In the Matter of the Examination of Cora Gathen, Appellant, before Action, upon the Application of H. Henshall Bates, as Administrator of the Estate of David Gathen, Deceased, Respondent.
Third Department,
May 20, 1927.
Depositions — motion by administrator to take deposition for purpose of drawing complaint — administrator charges person sought to be examined with having used funds of decedent and with not having made accounting — administrator states in affidavit that ‘ ‘ An action is contemplated” to make said person answer to her trust — failure to state that an action is about to be commenced is technical error — affidavit alleges facts sufficient from which to draft complaint — motion denied.
The administrator of the decedent is not entitled to examine the appellant for the purpose of obtaining information from which he may draw a complaint, since it appears from the moving papers that the administrator claims that the decedent lived with the appellant for many years, that she transacted all his business, had possession of his personal property, has never made any accounting, and refuses to do so. The administrator further states that “ An action is contemplated ” to compel the appellant to account. The moving papers show a technical error in stating “An action is contemplated ” rather than “ An action is about to be commenced.” Furthermore, the administrator’s contemplated action is one in equity and he has alleged facts sufficient to enable him to draft a complaint. It is not necessary that he have the examination.

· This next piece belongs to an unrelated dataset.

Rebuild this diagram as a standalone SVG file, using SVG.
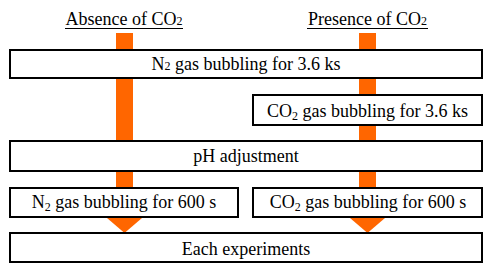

, Appeal by Cora Gathen from an order of the Supreme Court, made at the Albany Special Term and entered in the office of the clerk of the county of Albany on the 20th day of May, 1926, denying a motion made by her to vacate an ex parte order made at the Albany Special Term on January 27, 1926, requiring the appellant to appear before a referee to take her deposition to enable the administrator of the estate of David Gathen, deceased, to obtain information for the drawing of a complaint.
Frost, Watson, Cass & Looby [J. S. Frost of counsel], for the appellant.
John S. Wolfe [Borden H. Mills of counsel], for the respondent.
[MAJORITY — Per Curiam.]
Per Curiam.
The respondent has been appointed administrator of the estate of the decedent who was a veteran of the Civil War, and who lost his eyesight during the war and who for many years lived with and was cared for by the appellant, Cora Gathen, his daughter. The respondent obtained the ex parte order for the examination of the appellant upon his affidavit that the decedent was the recipient of a large pension from the government for many years and that he had other property, real and personal, including a bank account in the joint names of the decedent and the appellant, and that the appellant transacted all of decedent's business. He alleged in such affidavit that the appellant had never made any accounting and refused to make any accounting and “ further refuses to give any information by which the facts can be learned what disposition she has made of his accumulated estate.” The respondent further alleges in his affidavit as follows: “ An action is contemplated to make her answer to her trust in her fiduciary capacity and her other wrongful conduct in the handling of his estate. It is necessary to take her deposition to enable this deponent to obtain information to enable him to have a complaint drawn.” The respondent does not state that an action is about to be commenced. He says: “ An action is contemplated.” Even if this were sufficient, the respondent’s contemplated action is necessarily an action in equity for an accounting. His affidavit sets forth facts sufficient to furnish the necessary allegations in such a suit for an accounting. “ The demand for relief is not a vital part of the complaint in an equitable action.” (Cross v. Bishop Oil Corporation, No. 1, 218 App. Div. 632, 635.) A plaintiff must establish a right to an accounting by interlocutory judgment before he may examine a party on the account. (Del Genovese v. Del Genovese, 149 App. Div. 266; Brown v. Brown, 203 id. 658; De Rapalie v. Gavin, 209 id. 883.) Therefore, to frame a complaint in this action for an accounting no examination of the appellant is necessary. (Teall v. Roeser, 206 App. Div. 371, 373.)
The order should be reversed on the law, with ten dollars costs and disbursements, and the motion to vacate should be granted, with ten dollars costs.
Cochrane, P. J., Van Kirk, Hinman, Davis and Whitmyer, JJ., concur.
Order reversed on the law, with ten dollars costs and disbursements, and motion granted, with ten dollars costs.